Slime, slime, slime.... :)

Lynn Truong's picture

here's a MSN article that says store credit cards will lower your credit scroe:

Steve Rhode, president of Myvesta, a nonprofit consumer-education organization, agrees, saying that each time you open a store credit card, 20 points are taken off of your credit score because, he says, "Historically, store credit cards are issued to anyone with a pulse. They issue credit cards to people who otherwise can't get credit."

Guest's picture

Along the lines of payday loans is the "Instant Refund" loans you get at the big tax prep firms. You know, "I got people."

More like "I got charged 3600% interest on money that I loaned to the government for 0%."

Guest's picture
Mike S.

high rates on refund anticipation loans
Buyer Beware!

Guest's picture

Consumerist has a story today about a WSJ article on pay day lenders. There are some of them that are snaring senior citizens and the disabled into pay day loans when they need money but then end up taking control of their social security checks. The pay day lender works with the persons bank to take the check. Then the pay day lender takes what they want and give the person what is left.

I am just speechless about how horrible that is. It should be illegal.

Guest's picture

I don't think store credit cards are in the same category as other items. Store cards can be OK 1) if you open them to get a discount, then never use them again or 2) if you often shop at a particular store and get some benefits for having the card like coupons or cashback. Needless to say, you can only use them if you pay your balance in full, but to me this is the only way to use credit cards. I don't care about their rate - it could be 99.99% for all I care, never paid it, never will. I do have a couple of store cards: one is from a store I often use; another one I got to get a discount and never used again. I just got amazon, but it is a co-branded card, and I often shop there. I am far from poor, but I like free money.

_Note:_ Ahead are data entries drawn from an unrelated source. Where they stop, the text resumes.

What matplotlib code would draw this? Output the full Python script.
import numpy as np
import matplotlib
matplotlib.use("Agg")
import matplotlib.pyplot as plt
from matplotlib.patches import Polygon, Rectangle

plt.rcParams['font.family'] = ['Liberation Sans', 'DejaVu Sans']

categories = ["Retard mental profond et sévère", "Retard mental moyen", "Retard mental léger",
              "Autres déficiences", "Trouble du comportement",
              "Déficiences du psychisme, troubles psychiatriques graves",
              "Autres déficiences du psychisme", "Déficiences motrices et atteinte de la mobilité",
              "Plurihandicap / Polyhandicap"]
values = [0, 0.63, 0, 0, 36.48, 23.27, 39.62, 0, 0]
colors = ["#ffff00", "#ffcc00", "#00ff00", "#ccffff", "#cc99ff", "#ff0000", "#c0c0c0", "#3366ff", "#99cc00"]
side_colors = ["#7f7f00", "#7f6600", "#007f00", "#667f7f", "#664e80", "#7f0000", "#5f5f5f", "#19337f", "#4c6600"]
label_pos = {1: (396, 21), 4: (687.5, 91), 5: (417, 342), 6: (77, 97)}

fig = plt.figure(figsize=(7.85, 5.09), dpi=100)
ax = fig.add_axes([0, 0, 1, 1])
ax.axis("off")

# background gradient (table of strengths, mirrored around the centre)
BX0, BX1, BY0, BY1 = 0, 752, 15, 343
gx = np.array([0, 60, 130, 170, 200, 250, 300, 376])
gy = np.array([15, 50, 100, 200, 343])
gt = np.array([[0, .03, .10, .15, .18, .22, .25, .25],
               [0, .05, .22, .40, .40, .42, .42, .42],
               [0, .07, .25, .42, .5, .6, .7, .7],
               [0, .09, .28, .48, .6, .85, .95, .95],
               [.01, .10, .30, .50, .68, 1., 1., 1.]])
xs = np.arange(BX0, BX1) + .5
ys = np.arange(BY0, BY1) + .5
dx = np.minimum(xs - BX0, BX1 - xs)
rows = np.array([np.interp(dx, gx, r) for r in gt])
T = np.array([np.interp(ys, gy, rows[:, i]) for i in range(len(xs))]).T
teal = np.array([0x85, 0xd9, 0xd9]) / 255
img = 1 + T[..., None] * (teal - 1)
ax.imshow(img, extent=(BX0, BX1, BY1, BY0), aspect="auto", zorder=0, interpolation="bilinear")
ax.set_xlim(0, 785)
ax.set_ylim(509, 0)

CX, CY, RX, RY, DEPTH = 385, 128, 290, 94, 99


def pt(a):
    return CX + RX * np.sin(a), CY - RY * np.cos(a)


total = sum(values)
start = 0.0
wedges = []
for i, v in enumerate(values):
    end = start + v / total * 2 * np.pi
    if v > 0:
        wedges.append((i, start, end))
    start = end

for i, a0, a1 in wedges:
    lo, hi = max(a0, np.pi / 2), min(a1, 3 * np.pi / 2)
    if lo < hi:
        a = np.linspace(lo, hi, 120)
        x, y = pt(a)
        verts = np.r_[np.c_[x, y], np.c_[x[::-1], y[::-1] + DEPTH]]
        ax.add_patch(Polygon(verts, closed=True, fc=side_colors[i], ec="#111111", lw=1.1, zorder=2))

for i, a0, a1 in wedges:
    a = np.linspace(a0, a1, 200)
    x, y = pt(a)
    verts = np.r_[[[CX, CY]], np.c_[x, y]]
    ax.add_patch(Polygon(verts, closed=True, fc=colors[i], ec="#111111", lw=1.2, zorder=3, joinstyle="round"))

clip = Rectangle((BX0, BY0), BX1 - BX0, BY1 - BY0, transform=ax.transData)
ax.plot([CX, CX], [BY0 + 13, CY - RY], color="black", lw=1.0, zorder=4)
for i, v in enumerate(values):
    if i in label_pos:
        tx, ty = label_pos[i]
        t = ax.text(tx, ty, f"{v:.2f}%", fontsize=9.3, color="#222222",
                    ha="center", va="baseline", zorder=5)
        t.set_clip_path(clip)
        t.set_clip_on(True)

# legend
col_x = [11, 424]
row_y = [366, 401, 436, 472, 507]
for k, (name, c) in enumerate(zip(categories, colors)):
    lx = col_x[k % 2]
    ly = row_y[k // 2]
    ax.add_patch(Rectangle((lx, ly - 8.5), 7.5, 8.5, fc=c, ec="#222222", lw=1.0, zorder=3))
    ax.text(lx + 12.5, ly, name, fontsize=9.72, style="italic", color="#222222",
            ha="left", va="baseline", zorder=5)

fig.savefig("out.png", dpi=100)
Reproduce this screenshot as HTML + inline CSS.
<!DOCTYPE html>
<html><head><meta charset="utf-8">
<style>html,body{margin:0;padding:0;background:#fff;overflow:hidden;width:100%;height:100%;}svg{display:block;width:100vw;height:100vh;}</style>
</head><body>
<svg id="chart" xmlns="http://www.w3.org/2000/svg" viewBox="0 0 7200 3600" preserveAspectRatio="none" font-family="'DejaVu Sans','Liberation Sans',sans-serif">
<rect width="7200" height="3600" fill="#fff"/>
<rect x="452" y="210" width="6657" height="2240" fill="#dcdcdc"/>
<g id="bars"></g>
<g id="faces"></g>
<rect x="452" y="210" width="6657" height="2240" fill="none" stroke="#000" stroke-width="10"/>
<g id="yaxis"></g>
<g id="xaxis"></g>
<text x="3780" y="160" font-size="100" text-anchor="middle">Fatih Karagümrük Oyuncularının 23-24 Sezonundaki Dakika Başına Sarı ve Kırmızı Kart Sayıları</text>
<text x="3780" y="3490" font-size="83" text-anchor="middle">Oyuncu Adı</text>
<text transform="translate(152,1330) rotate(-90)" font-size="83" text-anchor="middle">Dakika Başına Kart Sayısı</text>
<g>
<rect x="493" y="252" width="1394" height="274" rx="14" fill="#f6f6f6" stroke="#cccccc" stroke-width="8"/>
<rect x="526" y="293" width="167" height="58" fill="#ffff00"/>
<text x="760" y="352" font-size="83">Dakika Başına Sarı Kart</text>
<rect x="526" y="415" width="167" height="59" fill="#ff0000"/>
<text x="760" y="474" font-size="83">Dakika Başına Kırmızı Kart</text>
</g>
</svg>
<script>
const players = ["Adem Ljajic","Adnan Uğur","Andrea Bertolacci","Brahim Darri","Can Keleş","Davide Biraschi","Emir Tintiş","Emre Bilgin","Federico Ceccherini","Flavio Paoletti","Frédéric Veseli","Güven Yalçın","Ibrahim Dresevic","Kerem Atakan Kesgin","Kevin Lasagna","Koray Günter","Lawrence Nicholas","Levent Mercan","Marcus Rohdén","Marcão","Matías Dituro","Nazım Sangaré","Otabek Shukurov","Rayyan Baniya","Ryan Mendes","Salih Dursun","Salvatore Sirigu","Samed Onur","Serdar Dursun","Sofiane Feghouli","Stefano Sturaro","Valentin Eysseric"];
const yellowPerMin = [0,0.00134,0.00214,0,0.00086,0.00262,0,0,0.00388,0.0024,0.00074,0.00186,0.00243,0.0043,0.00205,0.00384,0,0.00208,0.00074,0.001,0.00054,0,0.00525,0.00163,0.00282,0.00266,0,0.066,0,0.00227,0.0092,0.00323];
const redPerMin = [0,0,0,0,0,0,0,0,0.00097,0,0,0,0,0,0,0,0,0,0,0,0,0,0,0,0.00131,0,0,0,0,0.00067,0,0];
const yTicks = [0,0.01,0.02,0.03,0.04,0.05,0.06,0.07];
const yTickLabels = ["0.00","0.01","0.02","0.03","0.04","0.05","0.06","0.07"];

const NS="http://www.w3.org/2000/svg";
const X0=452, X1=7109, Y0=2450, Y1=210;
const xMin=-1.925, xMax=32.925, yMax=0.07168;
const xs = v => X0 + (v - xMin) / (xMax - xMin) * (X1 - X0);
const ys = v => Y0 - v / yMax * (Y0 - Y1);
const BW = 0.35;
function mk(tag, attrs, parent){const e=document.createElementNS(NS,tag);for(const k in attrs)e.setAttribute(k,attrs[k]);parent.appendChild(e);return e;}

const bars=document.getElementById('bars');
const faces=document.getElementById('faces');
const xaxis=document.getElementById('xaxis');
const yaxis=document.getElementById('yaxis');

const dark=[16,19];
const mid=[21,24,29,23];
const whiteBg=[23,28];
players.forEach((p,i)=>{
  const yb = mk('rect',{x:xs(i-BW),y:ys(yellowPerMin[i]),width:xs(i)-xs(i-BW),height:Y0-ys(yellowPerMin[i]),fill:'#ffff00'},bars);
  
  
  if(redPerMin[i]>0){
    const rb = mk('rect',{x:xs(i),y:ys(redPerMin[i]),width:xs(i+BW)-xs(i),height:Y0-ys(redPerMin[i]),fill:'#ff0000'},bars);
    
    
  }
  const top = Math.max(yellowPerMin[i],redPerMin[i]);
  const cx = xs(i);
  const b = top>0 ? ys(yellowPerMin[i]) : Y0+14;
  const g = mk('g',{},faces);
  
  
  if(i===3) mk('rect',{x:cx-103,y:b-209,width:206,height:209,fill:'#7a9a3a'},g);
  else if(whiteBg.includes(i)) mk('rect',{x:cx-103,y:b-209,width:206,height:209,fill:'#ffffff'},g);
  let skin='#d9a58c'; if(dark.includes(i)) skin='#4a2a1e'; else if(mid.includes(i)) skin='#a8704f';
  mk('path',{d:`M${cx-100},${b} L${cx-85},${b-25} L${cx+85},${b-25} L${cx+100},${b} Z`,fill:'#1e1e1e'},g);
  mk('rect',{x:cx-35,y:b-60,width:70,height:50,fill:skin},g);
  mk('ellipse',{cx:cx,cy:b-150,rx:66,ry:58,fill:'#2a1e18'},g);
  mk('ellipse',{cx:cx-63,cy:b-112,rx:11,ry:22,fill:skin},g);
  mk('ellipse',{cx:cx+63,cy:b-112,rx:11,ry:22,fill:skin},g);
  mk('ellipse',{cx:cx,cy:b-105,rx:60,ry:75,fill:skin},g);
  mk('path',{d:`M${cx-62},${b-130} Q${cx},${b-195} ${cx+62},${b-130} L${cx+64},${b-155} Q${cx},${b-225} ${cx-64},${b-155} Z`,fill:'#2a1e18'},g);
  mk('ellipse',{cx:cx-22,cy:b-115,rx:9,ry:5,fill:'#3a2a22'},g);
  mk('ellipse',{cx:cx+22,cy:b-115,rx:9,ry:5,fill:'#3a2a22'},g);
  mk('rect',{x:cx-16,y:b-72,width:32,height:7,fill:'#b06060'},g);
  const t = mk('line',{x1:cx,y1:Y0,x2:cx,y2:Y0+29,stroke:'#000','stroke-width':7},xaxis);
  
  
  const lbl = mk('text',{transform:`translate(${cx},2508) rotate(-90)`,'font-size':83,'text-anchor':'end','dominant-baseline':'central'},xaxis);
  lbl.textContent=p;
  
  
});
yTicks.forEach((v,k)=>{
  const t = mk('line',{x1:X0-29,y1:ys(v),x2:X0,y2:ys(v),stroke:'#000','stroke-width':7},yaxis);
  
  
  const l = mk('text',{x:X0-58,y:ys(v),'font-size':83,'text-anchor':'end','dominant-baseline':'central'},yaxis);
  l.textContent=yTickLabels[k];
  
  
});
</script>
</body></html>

Totally agree about the rest.

I've only found out about payday loans recently - read a mention on a blog. I understand that their default rate is probably high, which could in part explain high rates, but 1000% is ridiculous. Wish someone paid me that on my investments. And here I thought loan sharking was illegal...

Guest's picture

Home equity line of credit credit cards!!! What a horrible idea is that? Borrowing against your house and then using it as a credit card. If you default, your house gets foreclosed. A home equity loan is much safer since it's a one-time lump sum, but the home equity line of credit on a plastic card is just a disaster waiting to happen. I can see someone frivolously spending it without even realizing it.